Fonder les traitements sur des preuves scientifiques.
Comme avant lui le traitement de la douleur, le traitement de ces symptômes est sorti de l’ère de l’occultation pour entrer dans celui de l’empirisme. Il lui faudra lui aussi subir l’épreuve de la recherche clinique. Des difficultés éthiques et méthodologiques existent, mais ne sont pas insurmontables. Considérant la charge de souffrance imposée par ces symptômes, on peut affirmer qu’il n’est pas éthiquement acceptable de s’abstenir de recherche clinique en soins palliatifs pédiatriques, pourvu que cette recherche soit encadrée comme toute autre recherche clinique.
D’autres arguments éthiques militent en faveur d’une approche de type « médecine fondée sur des preuves » (evidence-based medicine) en soins palliatifs pédiatriques. Premièrement, en l’absence d’approche scientifique, un traitement jugé bénéfique peut avoir un effet nul, voire même opposé à celui espéré, et entraîner des effets secondaires. En second lieu, l’utilisation de certains traitements en soins palliatifs repose sur la règle éthique dite « du double-effet ». La première proposition de cette règle est que le but visé doit être bénéfique. Un préalable indispensable est donc que le prescripteur soit certain de l’efficacité du traitement qu’il propose.
Enfin, en quatre occasions, le débat éthique s’est tari devant l’apparition de preuves que les traitements proposés n’entraînaient pas les effets secondaires craints : les morphiniques utilisés pour traiter la dyspnée en soins palliatifs n’induisent pas de dépression respiratoire, les morphiniques utilisés pour traiter la douleur dans la dernière semaine de vie de patients adultes ne réduisent pas la survie, l’absence d’alimentation en phase terminale ne provoque pas de sensation de faim, la sédation modérée intermittente au midazolam pour traiter des symptômes incontrôlés n’abrège pas la vie.

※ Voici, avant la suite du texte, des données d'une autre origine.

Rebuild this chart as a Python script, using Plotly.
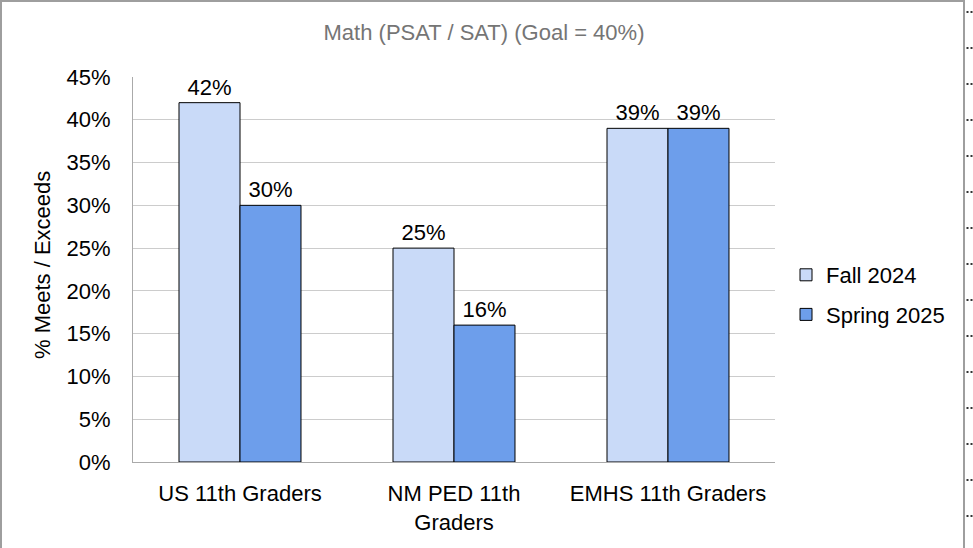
import plotly.graph_objects as go

categories = ["US 11th Graders", "NM PED 11th<br>Graders", "EMHS 11th Graders"]
fall_2024 = [0.42, 0.25, 0.39]
spring_2025 = [0.30, 0.16, 0.39]
series_names = ["Fall 2024", "Spring 2025"]
y_ticks = [0, 0.05, 0.10, 0.15, 0.20, 0.25, 0.30, 0.35, 0.40, 0.45]

FONT = "Liberation Sans, Arial, sans-serif"
FS = 22
W, H = 973, 548
L, R, T, B = 133, 198, 77, 86

fig = go.Figure()
for name, vals, col in [(series_names[0], fall_2024, "#C9DAF8"),
                        (series_names[1], spring_2025, "#6D9EEB")]:
    fig.add_trace(go.Bar(
        x=categories, y=vals, name=name, legendgroup=name,
        marker=dict(color=col, line=dict(color="#000000", width=1)),
        texttemplate="%{y:.0%}", textposition="outside",
        textfont=dict(family=FONT, size=FS, color="#000000"),
        cliponaxis=False,
    ))

pw, ph = W - L - R, H - T - B
def px_x(x):
    return (x - L) / pw
def px_y(y):
    return 1 - (y - T) / ph

fig.update_layout(
    width=W, height=H,
    margin=dict(l=L, r=R, t=T, b=B),
    paper_bgcolor="white", plot_bgcolor="white",
    barmode="group", bargap=0.43, bargroupgap=0,
    font=dict(family=FONT, size=FS, color="#000000"),
    title=dict(text="Math (PSAT / SAT) (Goal = 40%)", xref="container", x=484 / W,
               xanchor="center", y=1 - 32 / H, yanchor="middle",
               font=dict(family=FONT, size=FS, color="#757575")),
    legend=dict(x=px_x(786), xanchor="left", y=px_y(295), yanchor="middle",
                font=dict(family=FONT, size=FS, color="#000000"),
                tracegroupgap=8, itemwidth=30, bgcolor="rgba(0,0,0,0)"),
    showlegend=True,
)
fig.update_xaxes(showline=True, linecolor="#AAAAAA", linewidth=1, ticks="",
                 showgrid=False, tickfont=dict(family=FONT, size=FS, color="#000000"),
                 ticklabelstandoff=12)
fig.update_yaxes(range=[0, 0.45], tickvals=y_ticks, tickformat=".0%",
                 showgrid=True, gridcolor="#CCCCCC", gridwidth=1,
                 showline=True, linecolor="#AAAAAA", linewidth=1,
                 zeroline=False, ticks="",
                 tickfont=dict(family=FONT, size=FS, color="#000000"),
                 ticklabelstandoff=17)

fig.add_annotation(text="% Meets / Exceeds", xref="paper", yref="paper",
                   x=px_x(42), y=px_y(265), textangle=-90,
                   showarrow=False, xanchor="center", yanchor="middle",
                   font=dict(family=FONT, size=FS, color="#000000"))

# outer border of the chart box (cropped at bottom)
fig.add_shape(type="line", xref="paper", yref="paper", x0=px_x(1), x1=px_x(1),
              y0=px_y(0), y1=px_y(H), line=dict(color="#9E9E9E", width=2))
fig.add_shape(type="line", xref="paper", yref="paper", x0=px_x(0), x1=px_x(965),
              y0=px_y(1), y1=px_y(1), line=dict(color="#9E9E9E", width=2))
fig.add_shape(type="line", xref="paper", yref="paper", x0=px_x(964), x1=px_x(964),
              y0=px_y(0), y1=px_y(H), line=dict(color="#9E9E9E", width=2))
for xd in (967.5, 971.5):
    fig.add_shape(type="line", xref="paper", yref="paper", x0=px_x(xd), x1=px_x(xd),
                  y0=px_y(11), y1=px_y(H), line=dict(color="#333333", width=2, dash="2px,34px"))

fig.write_html("out.html", config={"displayModeBar": False},
               post_script="document.body.style.margin='0px';")
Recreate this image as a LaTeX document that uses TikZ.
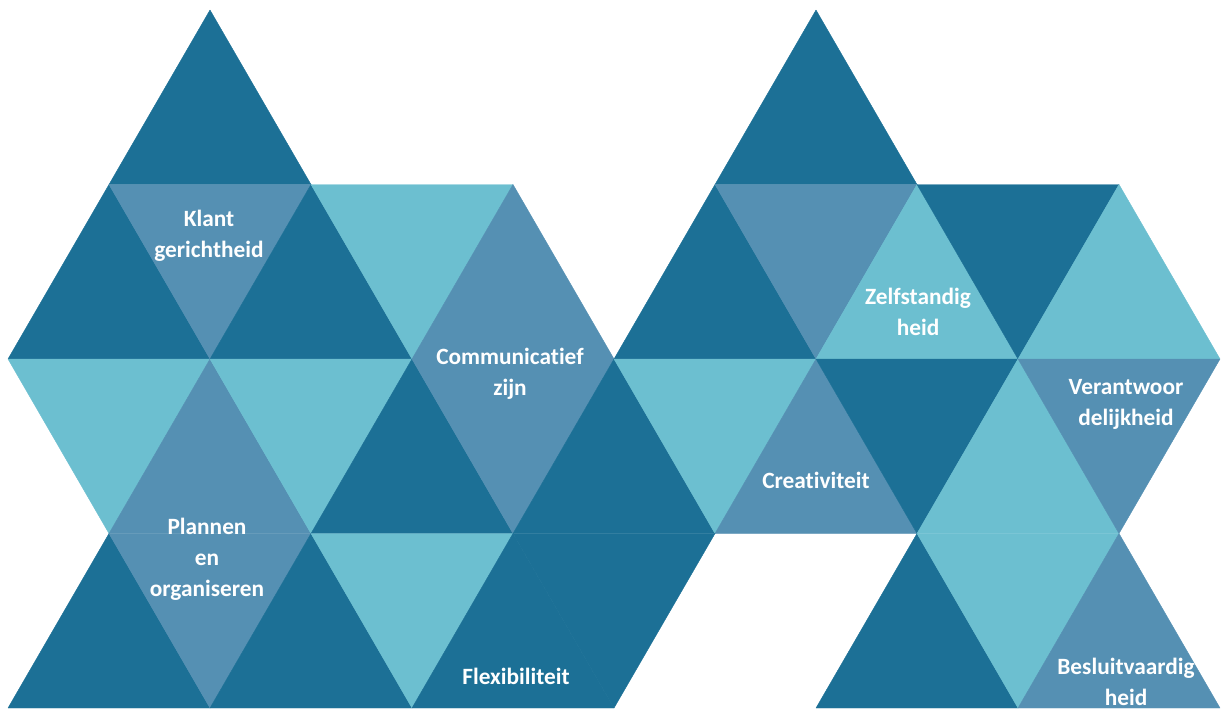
\documentclass[tikz,border=0pt]{standalone}
\usepackage{fontspec}
\setmainfont{Carlito}[Ligatures={NoCommon,NoRequired,NoContextual}]
\definecolor{cdark}{HTML}{1C7096}
\definecolor{cmed}{HTML}{5590B3}
\definecolor{clight}{HTML}{6CBFD0}
\begin{document}
\begin{tikzpicture}[x=0.75pt,y=-0.75pt,
  D/.style={fill=cdark,draw=cdark,line width=0.3pt,line join=round},
  M/.style={fill=cmed,draw=cmed,line width=0.3pt,line join=round},
  L/.style={fill=clight,draw=clight,line width=0.3pt,line join=round},
  lbl/.style={text=white,font=\fontsize{17.5}{23.25}\selectfont\bfseries,align=center,inner sep=0pt}]
\useasboundingbox (0,0) rectangle (1223,711);
\foreach \k in {0,...,12}{\foreach \r in {0,...,4}{\coordinate (p\k-\r) at ({8+101*\k},{10+174.5*\r});}}
% row 0
\path[D] (p2-0)--(p1-1)--(p3-1)--cycle;
\path[D] (p8-0)--(p7-1)--(p9-1)--cycle;
% row 1
\path[D] (p1-1)--(p0-2)--(p2-2)--cycle;
\path[M] (p1-1)--(p3-1)--(p2-2)--cycle;
\path[D] (p3-1)--(p2-2)--(p4-2)--cycle;
\path[L] (p3-1)--(p5-1)--(p4-2)--cycle;
\path[M] (p5-1)--(p4-2)--(p6-2)--cycle;
\path[D] (p7-1)--(p6-2)--(p8-2)--cycle;
\path[M] (p7-1)--(p9-1)--(p8-2)--cycle;
\path[L] (p9-1)--(p8-2)--(p10-2)--cycle;
\path[D] (p9-1)--(p11-1)--(p10-2)--cycle;
\path[L] (p11-1)--(p10-2)--(p12-2)--cycle;
% row 2
\path[L] (p0-2)--(p2-2)--(p1-3)--cycle;
\path[M] (p2-2)--(p1-3)--(p3-3)--cycle;
\path[L] (p2-2)--(p4-2)--(p3-3)--cycle;
\path[D] (p4-2)--(p3-3)--(p5-3)--cycle;
\path[M] (p4-2)--(p6-2)--(p5-3)--cycle;
\path[D] (p6-2)--(p5-3)--(p7-3)--cycle;
\path[L] (p6-2)--(p8-2)--(p7-3)--cycle;
\path[M] (p8-2)--(p7-3)--(p9-3)--cycle;
\path[D] (p8-2)--(p10-2)--(p9-3)--cycle;
\path[L] (p10-2)--(p9-3)--(p11-3)--cycle;
\path[M] (p10-2)--(p12-2)--(p11-3)--cycle;
% row 3
\path[D] (p1-3)--(p0-4)--(p2-4)--cycle;
\path[M] (p1-3)--(p3-3)--(p2-4)--cycle;
\path[D] (p3-3)--(p2-4)--(p4-4)--cycle;
\path[L] (p3-3)--(p5-3)--(p4-4)--cycle;
\path[D] (p5-3)--(p4-4)--(p6-4)--cycle;
\path[D] (p5-3)--(p7-3)--(p6-4)--cycle;
\path[D] (p9-3)--(p8-4)--(p10-4)--cycle;
\path[L] (p9-3)--(p11-3)--(p10-4)--cycle;
\path[M] (p11-3)--(p10-4)--(p12-4)--cycle;
% labels
\node[lbl] (klant) at (209,236) {Klant\\gerichtheid};
\node[lbl] (comm) at (510,374) {Communicatief\\zijn};
\node[lbl] (plan) at (207,559) {Plannen\\en\\organiseren};
\node[lbl] (flex) at (516,676) {Flexibiliteit};
\node[lbl] (zelf) at (918,312) {Zelfstandig\\heid};
\node[lbl] (crea) at (816,480) {Creativiteit};
\node[lbl] (verant) at (1126,404) {Verantwoor\\delijkheid};
\node[lbl] (besl) at (1126,682) {Besluitvaardig\\heid};
\end{tikzpicture}
\end{document}
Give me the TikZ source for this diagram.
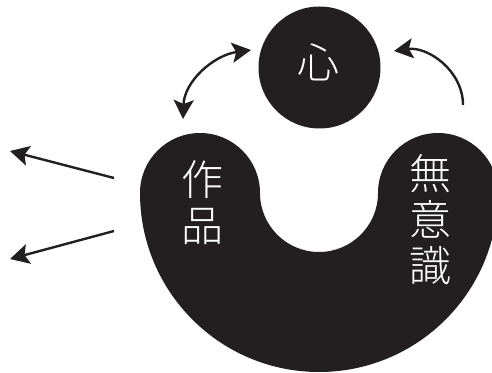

Des buts à ne pas perdre du vue
Le but des traitements en soins palliatifs n’est pas de restaurer un fonctionnement libre de tout symptôme, mais de contrôler la souffrance et la détresse pour permettre à l’enfant une vie de relation de qualité.
Issus essentiellement d’essais menés chez les adultes, des traitements sont disponibles pour contrôler au moins partiellement la souffrance due aux symptômes non douloureux chez l’enfant en fin de vie. En attendant les résultats de futurs essais thérapeutiques, et en évitant l’escalade thérapeutique, les données actuelles devraient permettre de proposer à ces enfants un traitement dont le but doit rester clair : en diminuant leur souffrance, préserver leur dignité et leur permettre une relation chaleureuse avec leurs proches, jusqu’au terme de leur vie.